# What is required:
Exclude the pictures, then copy word for word the lines running from the beginning of the records through the line with "const vScale = 1.27;".

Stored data
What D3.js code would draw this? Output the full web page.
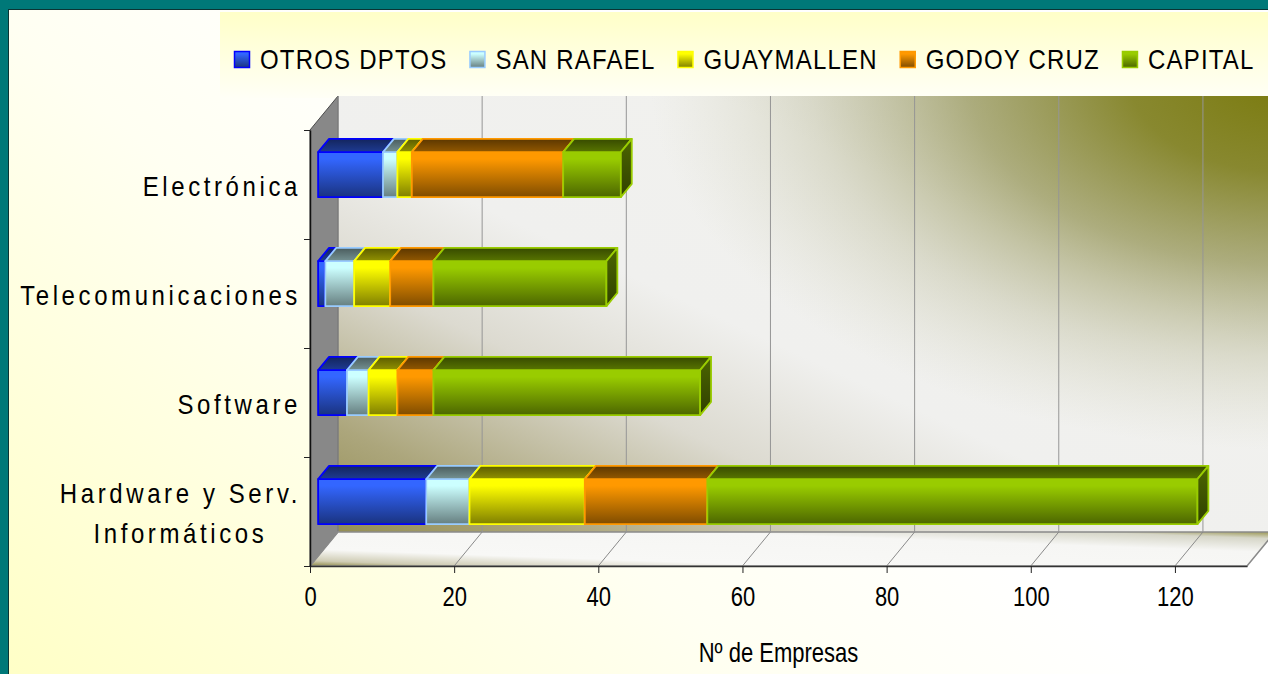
<!DOCTYPE html>
<html>
<head>
<meta charset="utf-8">
<script src="https://cdn.jsdelivr.net/npm/d3@7"></script>
<style>
  html, body { margin: 0; padding: 0; background: #007878; overflow: hidden; }
  svg { display: block; }
  text { font-family: "Liberation Sans", Arial, sans-serif; fill: #000; }
</style>
</head>
<body>
<div id="chart--wrap"></div>
<script>
;(function() {

// Data
const categories = ['Electrónica', 'Telecomunicaciones', 'Software', 'Hardware y Serv. Informáticos'];
const seriesNames = ['OTROS DPTOS', 'SAN RAFAEL', 'GUAYMALLEN', 'GODOY CRUZ', 'CAPITAL'];
const otrosDptos = [9, 1, 4, 15];
const sanRafael = [2, 4, 3, 6];
const guaymallen = [2, 5, 4, 16];
const godoyCruz = [21, 6, 5, 17];
const capital = [8, 24, 37, 68];
const xTicks = [0, 20, 40, 60, 80, 100, 120];
const xMax = 130;
const xTitle = 'Nº de Empresas';

const seriesValues = [otrosDptos, sanRafael, guaymallen, godoyCruz, capital];
const seriesStyle = [
  { light: '#3366ff', dark: '#1a3380', line: '#0000ff' },
  { light: '#ccffff', dark: '#667f80', line: '#99ccff' },
  { light: '#ffff00', dark: '#7f7f00', line: '#ffff00' },
  { light: '#ff9900', dark: '#7f4c00', line: '#ff9900' },
  { light: '#99cc00', dark: '#4c6600', line: '#99cc00' }
];

// Layout
const W = 1268, H = 674;
const front = { left: 310, right: 1247, top: 130, bottom: 566 };
const depth = { dx: 28, dy: -34 };
const barF = [0.29, 0.68];
const vScale = 1.27;

const x = d3.scaleLinear().domain([0, xMax]).range([front.left, front.right]);
const y = d3.scaleBand().domain(categories)
  .range([front.top, front.bottom])
  .paddingInner(0.587).paddingOuter(0.2935);
const yEdge = d3.scaleLinear().domain([0, categories.length]).range([front.top, front.bottom]);

const P = (px, py, f) => [px + f * depth.dx, py + f * depth.dy];
const poly = pts => 'M' + pts.map(p => p[0] + ',' + p[1]).join('L') + 'Z';

const svg = d3.select('#chart--wrap').append('svg')
  .attr('width', W)
  .attr('height', H);
const defs = svg.append('defs');

function linGrad(id, x1, y1, x2, y2, stops, units) {
  const g = defs.append('linearGradient').attr('id', id)
    .attr('x1', x1).attr('y1', y1).attr('x2', x2).attr('y2', y2);
  if (units) g.attr('gradientUnits', units);
  stops.forEach(s => g.append('stop').attr('offset', s[0]).attr('stop-color', s[1])
    .attr('stop-opacity', s[2] == null ? 1 : s[2]));
}

// Backgrounds
linGrad('bgGrad', 500, 100, 0, 674, [[0, '#ffffff'], [0.35, '#fffff2'], [1, '#ffffc6']], 'userSpaceOnUse');
linGrad('legendGrad', 0, 0, 0, 1, [[0, '#ffffc8'], [1, '#fffff6']]);
linGrad('wallGrad', 0, 1, 1, 0, [
  [0, '#948e54'], [0.12, '#aca67c'], [0.3, '#dcdad0'], [0.45, '#f0f0ee'],
  [0.7, '#f1f1ee'], [1, '#e0e0d8']
]);
linGrad('floorGrad', 0, 1, 1, 0, [
  [0, '#8f8a48'], [0.08, '#cfccb4'], [0.25, '#f8f8f6'], [0.7, '#f6f6f4'], [0.9, '#d6d6c8'], [1, '#9a9650']
]);

const cornerGrad = defs.append('radialGradient')
  .attr('id', 'cornerGrad')
  .attr('gradientUnits', 'userSpaceOnUse')
  .attr('cx', 0).attr('cy', 0).attr('r', 1)
  .attr('gradientTransform', 'translate(1290, 80) scale(640, 370)');
[[0, '#7a7a0c', 1], [0.25, '#808020', 0.92], [0.5, '#8a8a44', 0.65], [0.75, '#a0a070', 0.28], [1, '#c0c0a0', 0]]
  .forEach(s => cornerGrad.append('stop').attr('offset', s[0]).attr('stop-color', s[1]).attr('stop-opacity', s[2]));

seriesStyle.forEach((s, i) => {
  linGrad('front' + i, 0, 0, 0, 1, [[0, s.light], [0.15, s.light], [1, s.dark]]);
  linGrad('top' + i, 0, 0, 0, 1, [[0, d3.color(s.dark).darker(0.9)], [1, d3.interpolateRgb(s.dark, s.light)(0.15)]]);
  linGrad('side' + i, 0, 0, 0, 1, [[0, s.dark], [1, d3.color(s.dark).darker(1.3)]]);
});

svg.append('rect')
  .attr('x', 0).attr('y', 0).attr('width', W).attr('height', H)
  .attr('fill', '#007878');

svg.append('rect')
  .attr('x', 8.5).attr('y', 9.5).attr('width', W).attr('height', H)
  .attr('fill', 'url(#bgGrad)')
  .attr('stroke', '#0b3434');

svg.append('rect')
  .attr('x', 220).attr('y', 12).attr('width', W - 220).attr('height', 86)
  .attr('fill', 'url(#legendGrad)');

// Walls and floor
const plot = svg.append('g').attr('class', 'plot');
const wallPts = [P(x(0), front.top, 1), P(x(xMax), front.top, 1), P(x(xMax), front.bottom, 1), P(x(0), front.bottom, 1)];

plot.append('path')
  .attr('d', poly(wallPts))
  .attr('fill', 'url(#wallGrad)');

plot.append('path')
  .attr('d', poly(wallPts))
  .attr('fill', 'url(#cornerGrad)');

plot.append('path')
  .attr('d', poly([P(x(0), front.top, 0), P(x(0), front.top, 1), P(x(0), front.bottom, 1), P(x(0), front.bottom, 0)]))
  .attr('fill', '#888888')
  .attr('stroke', '#4a4a4a')
  .attr('stroke-width', 1);

plot.append('path')
  .attr('d', poly([P(x(0), front.bottom, 0), P(x(xMax), front.bottom, 0), P(x(xMax), front.bottom, 1), P(x(0), front.bottom, 1)]))
  .attr('fill', 'url(#floorGrad)')
  .attr('stroke', '#8a8a8a')
  .attr('stroke-width', 1.5);

// Grid lines
plot.selectAll('.grid-back')
  .data(xTicks)
  .enter()
  .append('line')
  .attr('class', 'grid-back')
  .attr('x1', d => P(x(d), front.top, 1)[0])
  .attr('y1', d => P(x(d), front.top, 1)[1])
  .attr('x2', d => P(x(d), front.bottom, 1)[0])
  .attr('y2', d => P(x(d), front.bottom, 1)[1])
  .attr('stroke', '#959595')
  .attr('stroke-width', 1);

plot.selectAll('.grid-floor')
  .data(xTicks)
  .enter()
  .append('line')
  .attr('class', 'grid-floor')
  .attr('x1', d => P(x(d), front.bottom, 0)[0])
  .attr('y1', d => P(x(d), front.bottom, 0)[1])
  .attr('x2', d => P(x(d), front.bottom, 1)[0])
  .attr('y2', d => P(x(d), front.bottom, 1)[1])
  .attr('stroke', '#8a8a8a')
  .attr('stroke-width', 1);

// Stacked 3D bars
const rows = categories.map((c, i) => {
  const r = { category: c };
  seriesNames.forEach((s, k) => { r[s] = seriesValues[k][i]; });
  return r;
});
const stacked = d3.stack().keys(seriesNames)(rows);

const layers = plot.selectAll('.layer')
  .data(stacked)
  .enter()
  .append('g')
  .attr('class', 'layer');

const seg = layers.selectAll('.seg')
  .data((d, k) => d.filter(p => p[1] > p[0]).map(p => ({ k: k, x0: p[0], x1: p[1], cat: p.data.category })))
  .enter()
  .append('g')
  .attr('class', 'seg')
  .attr('stroke', d => seriesStyle[d.k].line)
  .attr('stroke-width', 1.8)
  .attr('stroke-linejoin', 'round');

const f0 = barF[0], f1 = barF[1];
seg.append('path')
  .attr('d', d => {
    const a = x(d.x0), b = x(d.x1), t = y(d.cat), bt = t + y.bandwidth();
    return poly([P(a, t, f0), P(b, t, f0), P(b, bt, f0), P(a, bt, f0)]);
  })
  .attr('fill', d => `url(#front${d.k})`);

seg.append('path')
  .attr('d', d => {
    const a = x(d.x0), b = x(d.x1), t = y(d.cat);
    return poly([P(a, t, f0), P(b, t, f0), P(b, t, f1), P(a, t, f1)]);
  })
  .attr('fill', d => `url(#top${d.k})`);

seg.append('path')
  .attr('d', d => {
    const b = x(d.x1), t = y(d.cat), bt = t + y.bandwidth();
    return poly([P(b, t, f0), P(b, t, f1), P(b, bt, f1), P(b, bt, f0)]);
  })
  .attr('fill', d => `url(#side${d.k})`);

// X axis
const xAxis = d3.axisBottom(x).tickValues(xTicks).tickSizeInner(7).tickSizeOuter(0);
const gx = svg.append('g')
  .attr('class', 'x-axis')
  .attr('transform', `translate(0, ${front.bottom})`)
  .call(xAxis);
gx.select('.domain').attr('stroke', '#333').attr('stroke-width', 1.5);
gx.selectAll('.tick line').attr('stroke', '#222');
gx.selectAll('.tick text')
  .attr('y', 0).attr('dy', 0)
  .attr('transform', `translate(0, 40) scale(1, ${vScale})`)
  .style('font-size', '22px')
  .style('font-family', '"Liberation Sans", Arial, sans-serif')
  .attr('fill', '#000');

// Y axis (category boundaries)
const yAxis = d3.axisLeft(yEdge).ticks(categories.length).tickFormat('').tickSizeInner(6).tickSizeOuter(0);
const gy = svg.append('g')
  .attr('class', 'y-axis')
  .attr('transform', `translate(${front.left}, 0)`)
  .call(yAxis);
gy.select('.domain').attr('stroke', '#111').attr('stroke-width', 1.5);
gy.selectAll('.tick line').attr('stroke', '#222');

// Category labels
const labelRight = 301;
const labelSize = 24;
const labelSpacing = 3.6;
const labelScale = 1.17;
const measure = svg.append('text')
  .style('font-size', labelSize + 'px')
  .style('letter-spacing', labelSpacing + 'px');
const textW = s => { measure.text(s); return measure.node().getComputedTextLength(); };

categories.forEach(cat => {
  const words = cat.split(' ');
  const lines = [];
  let cur = '';
  words.forEach(w => {
    const tryLine = cur ? cur + ' ' + w : w;
    if (cur && textW(tryLine) > 290) { lines.push(cur); cur = w; } else { cur = tryLine; }
  });
  lines.push(cur);
  const maxW = d3.max(lines, textW);
  const cx = labelRight - maxW / 2;
  const cy = y(cat) + y.bandwidth() / 2;
  lines.forEach((ln, i) => {
    const by = cy + 11 + (i - (lines.length - 1) / 2) * 40;
    svg.append('text')
      .attr('class', 'cat-label')
      .attr('transform', `translate(${cx}, ${by}) scale(1, ${labelScale})`)
      .attr('text-anchor', 'middle')
      .style('font-size', labelSize + 'px')
      .style('letter-spacing', labelSpacing + 'px')
      .text(ln);
  });
});
measure.remove();

// Axis title
svg.append('text')
  .attr('transform', `translate(${(front.left + front.right) / 2}, 662) scale(1, ${vScale})`)
  .attr('text-anchor', 'middle')
  .style('font-size', '22px')
  .text(xTitle);

// Legend
const legend = svg.append('g').attr('class', 'legend');
let lx = 234;
seriesNames.forEach((name, k) => {
  const item = legend.append('g').attr('transform', `translate(${lx}, 0)`);
  item.append('rect')
    .attr('x', 0.5).attr('y', 51.5).attr('width', 15).attr('height', 16)
    .attr('fill', `url(#front${k})`)
    .attr('stroke', seriesStyle[k].line)
    .attr('stroke-width', 1.5);
  const t = item.append('text')
    .attr('transform', `translate(26, 69) scale(1, 1.15)`)
    .style('font-size', '24px')
    .style('letter-spacing', '1.2px')
    .text(name);
  lx += 26 + t.node().getComputedTextLength() + 22;
});

})();
</script>
</body>
</html>
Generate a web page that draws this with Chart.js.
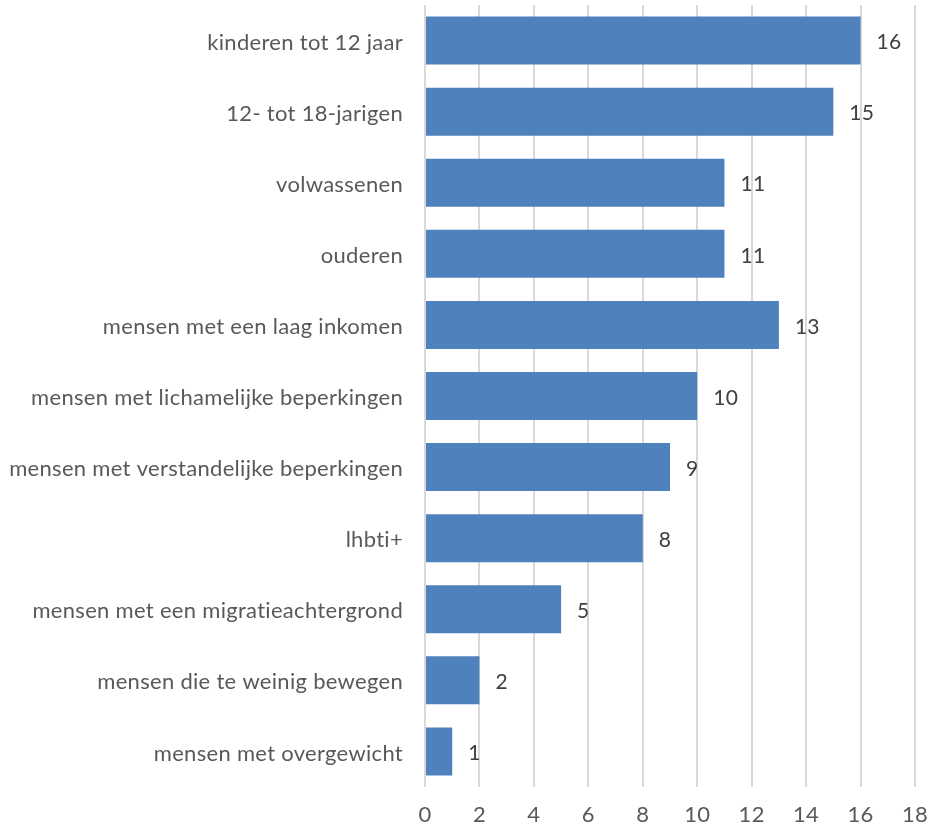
<!DOCTYPE html>
<html>
<head>
<meta charset="utf-8">
<script src="https://cdn.jsdelivr.net/npm/chart.js@4/dist/chart.umd.min.js"></script>
<style>
html,body{margin:0;padding:0;background:#fff;}
#wrap{width:931px;height:829px;position:relative;}
</style>
</head>
<body>
<div id="wrap"><canvas id="c" width="931" height="829"></canvas></div>
<script>
const categories = [
  "kinderen tot 12 jaar",
  "12- tot 18-jarigen",
  "volwassenen",
  "ouderen",
  "mensen met een laag inkomen",
  "mensen met lichamelijke beperkingen",
  "mensen met verstandelijke beperkingen",
  "lhbti+",
  "mensen met een migratieachtergrond",
  "mensen die te weinig bewegen",
  "mensen met overgewicht"
];
const values = [16, 15, 11, 11, 13, 10, 9, 8, 5, 2, 1];
const xTicks = [0, 2, 4, 6, 8, 10, 12, 14, 16, 18];

const FONT = "Lato, 'Open Sans', sans-serif";

const noLigatures = {
  id: 'noLigatures',
  beforeDraw(chart) {
    chart.ctx.letterSpacing = '0.3px';
  }
};

const valueLabels = {
  id: 'valueLabels',
  afterDatasetsDraw(chart) {
    const ctx = chart.ctx;
    const meta = chart.getDatasetMeta(0);
    ctx.save();
    ctx.font = "21px " + FONT;
    ctx.fillStyle = '#404040';
    ctx.textAlign = 'left';
    ctx.textBaseline = 'middle';
    meta.data.forEach((bar, i) => {
      ctx.fillText(String(values[i]), bar.x + 16, bar.y + 2);
    });
    ctx.restore();
  }
};

new Chart(document.getElementById('c'), {
  type: 'bar',
  data: {
    labels: categories,
    datasets: [{
      data: values,
      backgroundColor: '#4F81BD',
      borderWidth: 0,
      categoryPercentage: 1,
      barPercentage: 0.675
    }]
  },
  options: {
    indexAxis: 'y',
    responsive: false,
    animation: false,
    layout: { padding: { top: 5, right: 16, left: 0, bottom: 0 } },
    plugins: { legend: { display: false }, tooltip: { enabled: false } },
    scales: {
      x: {
        min: 0, max: 18,
        afterBuildTicks(scale) { scale.ticks = xTicks.map(v => ({ value: v })); },
        afterFit(scale) { scale.height = 42; scale.paddingLeft = 0; scale.paddingRight = 0; },
        grid: { color: '#D9D9D9', lineWidth: 2, drawTicks: false },
        border: { display: false },
        ticks: { color: '#595959', font: { family: FONT, size: 22 }, padding: 15 }
      },
      y: {
        afterFit(scale) { scale.width = 425; scale.paddingTop = 0; scale.paddingBottom = 0; },
        grid: { display: false, drawTicks: false },
        border: { display: false },
        ticks: { color: '#595959', font: { family: FONT, size: 22 }, padding: 22, labelOffset: 2 }
      }
    }
  },
  plugins: [noLigatures, valueLabels]
});
</script>
</body>
</html>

# Solution to this problem:
What D3.js code would draw this? Output the full web page.
<!DOCTYPE html>
<html>
<head>
<meta charset="utf-8">
<script src="https://cdn.jsdelivr.net/npm/d3@7"></script>
<style>
  html, body { margin: 0; padding: 0; background: #007878; overflow: hidden; }
  svg { display: block; }
  text { font-family: "Liberation Sans", Arial, sans-serif; fill: #000; }
</style>
</head>
<body>
<div id="chart--wrap"></div>
<script>
;(function() {

// Data
const categories = ['Electrónica', 'Telecomunicaciones', 'Software', 'Hardware y Serv. Informáticos'];
const seriesNames = ['OTROS DPTOS', 'SAN RAFAEL', 'GUAYMALLEN', 'GODOY CRUZ', 'CAPITAL'];
const otrosDptos = [9, 1, 4, 15];
const sanRafael = [2, 4, 3, 6];
const guaymallen = [2, 5, 4, 16];
const godoyCruz = [21, 6, 5, 17];
const capital = [8, 24, 37, 68];
const xTicks = [0, 20, 40, 60, 80, 100, 120];
const xMax = 130;
const xTitle = 'Nº de Empresas';

const seriesValues = [otrosDptos, sanRafael, guaymallen, godoyCruz, capital];
const seriesStyle = [
  { light: '#3366ff', dark: '#1a3380', line: '#0000ff' },
  { light: '#ccffff', dark: '#667f80', line: '#99ccff' },
  { light: '#ffff00', dark: '#7f7f00', line: '#ffff00' },
  { light: '#ff9900', dark: '#7f4c00', line: '#ff9900' },
  { light: '#99cc00', dark: '#4c6600', line: '#99cc00' }
];

// Layout
const W = 1268, H = 674;
const front = { left: 310, right: 1247, top: 130, bottom: 566 };
const depth = { dx: 28, dy: -34 };
const barF = [0.29, 0.68];
const vScale = 1.27;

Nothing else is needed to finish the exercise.